Occasionally, we hear some chatter from Tony Blair and our own George II about “the rule of law,” so I think we should address some of that law stuff here. Like, ha- ha, when did you guys really need a law to OK the invasion of another country or the seizure of their resources? But, seriously, we know you have to provide the voters with some tidbit of legality so they can tuck the kids into bed at night and tell them all’s right with the world and they’ll live happily ever after. Because, of course, they live in the country that DROPS the bombs, not the one that RECEIVES them. But, all legal, mind you.

I know: quibble, quibble, quibble. However, you guys do need those laws, at least so your house historians can write You-Done-Good when you’re dead and gone. So Parliament and Congress passes stuff like The Prevention of Terrorism Act, The Patriot Act, and The Military Commissions Act, enabling the government to do whatever the hell it wants without any legislative interference. The Magna Carta and the Constitution went down the drain but, c’mon: be there or be square! We’re makin’ history here!

I don’t want to be a spoilsport, but some people are calling our legislative bodies “The Weimar Parliament” and “The Weimar Congress” because the original Weimar Reichstag passed eerily similar legislation in 1933 enabling Hitler to do his thing without any legislative constraint. However, the Nazis were more up-front about it. They actually called it the “Enabling Act.”

The Magna Carta never did apply to occupied Ireland, though. For example, during Internment in the 1970’s, your police arrested people without charge, held them incommunicado, tried and convicted them without jury trials and imprisoned them in places like Long Kesh. (There’s that barbed wire again!)

And then, in a transparent attempt to re-frame Ireland’s historic struggle for liberation into a criminal enterprise, your government rescinded political status for the Irish political prisoners.

Margaret Thatcher, your prime minister during that time, liked to posture a lot with tough-guy tautologies like “crime is crime is crime.” Engulfed in privilege and surrounded by bodyguards, Thatcher never put herself in harm’s way for her principles, did she? Heaven forbid! Nor have you or Tony Blair, our own George II or Dick Cheney. It’s so much more comfortable to send other folks and their children off to war and occupation isn’t it?

In 1981, a courageous young man stood up and said That’s Enough and–Gandhi-like– began a hunger strike for the principle of political status. His words were bold. “They have nothing in their imperial arsenal that can break the spirit of one Irishman who doesn’t want to be broken,” said Bobby Sands.

For “Irishmen,” insert any nationality struggling against oppression. At that point and forever, Bobby Sands represents the political prisoners of the world: Nelson Mandela, Mumia Abu Jamal, Leonard Peltier, Lori Berenson, Gerard Jean Juste. And all those unknown prisoners on a list which is growing like a cancer in a socio/political milieu where imperial oppression, not justice, is the order of the day.

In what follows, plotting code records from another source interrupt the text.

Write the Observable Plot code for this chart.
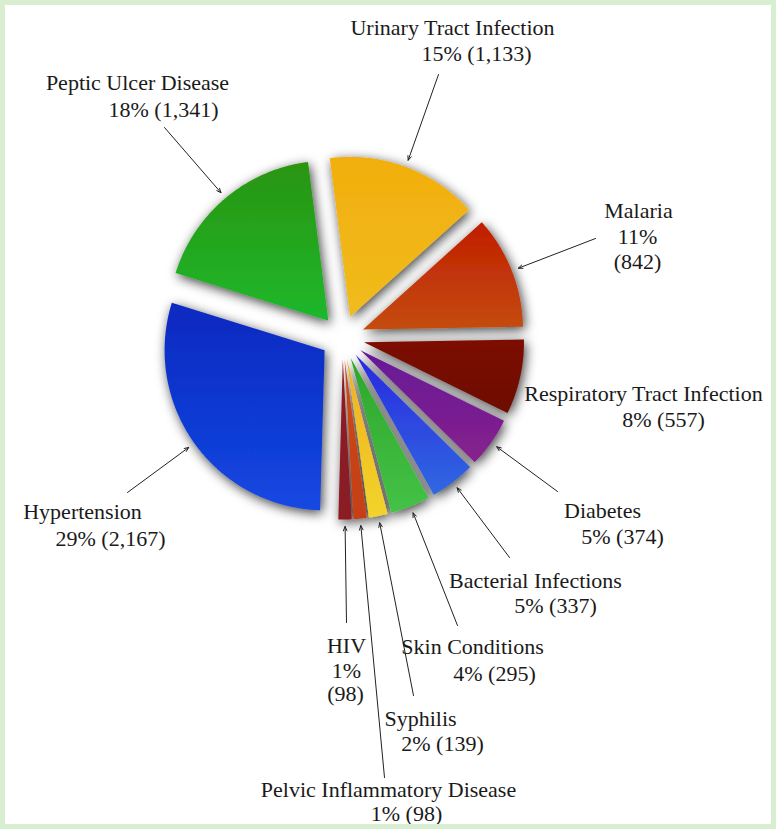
<!DOCTYPE html>
<html><head><meta charset="utf-8">
<script src="https://cdn.jsdelivr.net/npm/d3@7"></script>
<script src="https://cdn.jsdelivr.net/npm/@observablehq/plot@0.6"></script>
<style>
html,body{margin:0;padding:0;background:#fff;}
#wrap{position:relative;width:776px;height:829px;overflow:hidden;background:#fff;}
#frame{position:absolute;left:0;top:0;width:776px;height:829px;box-sizing:border-box;border:5px solid #d7eed1;pointer-events:none;}
</style></head><body><div id="wrap"><div id="frame"></div></div>
<script>
// ---- data ----
const categories = ["Urinary Tract Infection","Malaria","Respiratory Tract Infection","Diabetes","Bacterial Infections","Skin Conditions","Syphilis","Pelvic Inflammatory Disease","HIV","Hypertension","Peptic Ulcer Disease"];
const counts = [1133, 842, 557, 374, 337, 295, 139, 98, 98, 2167, 1341];
const colorTop    = ["#f2ae0e","#c01e00","#7c0b04","#661898","#2a28e0","#2ea62c","#f0ae22","#c84a1a","#8a1c28","#0a28c0","#2a9410"];
const colorBottom = ["#f0bc1c","#c44c10","#6c0806","#86228c","#3068e0","#44c246","#f2d42a","#c83e16","#8a1a24","#1448e2","#1eb82c"];

// ---- layout (pixels) ----
const W = 776, H = 829;
const cx = 342, cy = 337, R = 160, explode = 22, startDeg = -7.3, tipGap = 7;
// label lines: [kind, x-center, baseline]; kinds: name, pctcount, pct, count
const labelLayout = [
  {lines: [["name",452,34],["pctcount",476,60]], tail: [438,74]},
  {lines: [["name",638,217],["pct",637,243],["count",637,268]], tail: [595,238]},
  {lines: [["name",643,400],["pctcount",663,426]], tail: null},
  {lines: [["name",602,517],["pctcount",622,543]], tail: [557,491]},
  {lines: [["name",535,587],["pctcount",555,612]], tail: [509,557]},
  {lines: [["name",472,653],["pctcount",494,680]], tail: [457,625]},
  {lines: [["name",420,725],["pctcount",442,750]], tail: [413,695]},
  {lines: [["name",388,796],["pctcount",406,820]], tail: [384,777]},
  {lines: [["name",346,652],["pct",346,677],["count",345,700]], tail: [346,622]},
  {lines: [["name",82,518],["pctcount",110,545]], tail: [127,492]},
  {lines: [["name",137,89],["pctcount",163,116]], tail: [164,127]}
];

// ---- build ----
const total = d3.sum(counts);
const fmt = d3.format(",");
const rad = d => d * Math.PI / 180;
let acc = startDeg;
const slices = categories.map((name, i) => {
  const span = counts[i] / total * 360;
  const a0 = acc, a1 = acc + span; acc = a1;
  const m = (a0 + a1) / 2;
  const ax = cx + explode * Math.sin(rad(m)), ay = cy - explode * Math.cos(rad(m));
  return {name, i, a0, a1, m, ax, ay,
    pct: Math.round(counts[i] / total * 100) + "%", count: "(" + fmt(counts[i]) + ")"};
});

const pts = [];
for (const s of slices) {
  pts.push({name: s.name, x: s.ax, y: s.ay, fill: `url(#g${s.i})`});
  const n = Math.max(4, Math.ceil((s.a1 - s.a0) / 0.5));
  for (let k = 0; k <= n; k++) {
    const a = s.a0 + (s.a1 - s.a0) * k / n;
    pts.push({name: s.name, x: s.ax + R * Math.sin(rad(a)), y: s.ay - R * Math.cos(rad(a)), fill: `url(#g${s.i})`});
  }
  pts.push({name: s.name, x: s.ax, y: s.ay, fill: `url(#g${s.i})`});
}

const arrows = slices.filter((s, i) => labelLayout[i].tail).map(s => {
  const t = labelLayout[s.i].tail;
  return {x1: t[0], y1: t[1],
    x2: s.ax + (R + tipGap) * Math.sin(rad(s.m)), y2: s.ay - (R + tipGap) * Math.cos(rad(s.m))};
});

const texts = [];
slices.forEach(s => {
  for (const [kind, x, y] of labelLayout[s.i].lines) {
    const text = kind === "name" ? s.name : kind === "pct" ? s.pct : kind === "count" ? s.count : s.pct + " " + s.count;
    texts.push({x, y, text});
  }
});

const svg = Plot.plot({
  width: W, height: H, margin: 0,
  x: {domain: [0, W], range: [0, W], axis: null},
  y: {domain: [0, H], range: [0, H], axis: null},
  color: {type: "identity"},
  style: {background: "transparent", overflow: "visible"},
  marks: [
    Plot.line(pts, {x: "x", y: "y", z: "name", fill: "fill", stroke: "none"}),
    Plot.arrow(arrows, {x1: "x1", y1: "y1", x2: "x2", y2: "y2", stroke: "#222", strokeWidth: 1, headLength: 7, headAngle: 45}),
    Plot.text(texts, {x: "x", y: "y", text: "text", textAnchor: "middle", lineAnchor: "bottom",
      fontSize: 22, fontFamily: "Liberation Serif", fill: "#1a1a1a"})
  ]
});

const sel = d3.select(svg);
const defs = sel.insert("defs", ":first-child");
slices.forEach(s => {
  const g = defs.append("linearGradient").attr("id", "g" + s.i)
    .attr("x1", 0).attr("y1", 0).attr("x2", 0).attr("y2", 1);
  g.append("stop").attr("offset", "0%").attr("stop-color", colorTop[s.i]);
  g.append("stop").attr("offset", "100%").attr("stop-color", colorBottom[s.i]);
});
const f = defs.append("filter").attr("id", "shadow")
  .attr("x", "-30%").attr("y", "-30%").attr("width", "160%").attr("height", "160%");
f.append("feDropShadow").attr("dx", 2).attr("dy", 3).attr("stdDeviation", 6)
  .attr("flood-color", "#000").attr("flood-opacity", 0.75);
sel.select('g[aria-label="line"]').attr("filter", "url(#shadow)");

document.getElementById("wrap").insertBefore(svg, document.getElementById("frame"));
</script></body></html>
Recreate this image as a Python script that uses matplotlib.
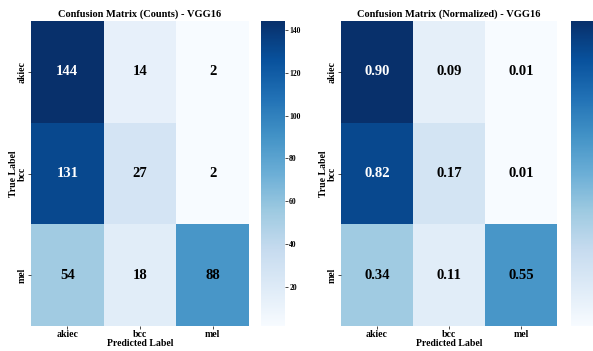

After sixty-six days, while the world watched in horror and pleaded with your government to negotiate, Bobby Sands passed into history. And then-one by one over the following three months–nine more young men in the hunger strike died hideous deaths: Francis Hughes, Raymond McCreesh, Patsy O’Hara, Joe McDonnell, Martin Hurson, Kevin Lynch, Kieran Doherty, Thomas McElwee, and Michael Devine.

Margaret Thatcher has written in her memoirs that her meetings with you were “quietly businesslike and Her Majesty brings to bear a formidable grasp of current issues and breadth of experience.”

What did you and Thatcher say to each other when you talked about the hunger strikers? Were your conversations “quietly businesslike” while these young men died the horrible death of starvation? Did the telephone ring to inform you that another one had died? Or was it really not that important in your conversations?

Do you or Tony Blair ever chat with George Bush or Dick Cheney about Abu Graib and Guantanamo, two of the latest products of the Anglo-American empire? I wonder if George and Dick are also “quietly businesslike” in their discussions of things like waterboarding.

Do any of you hear the screams of the tortured in your sleep?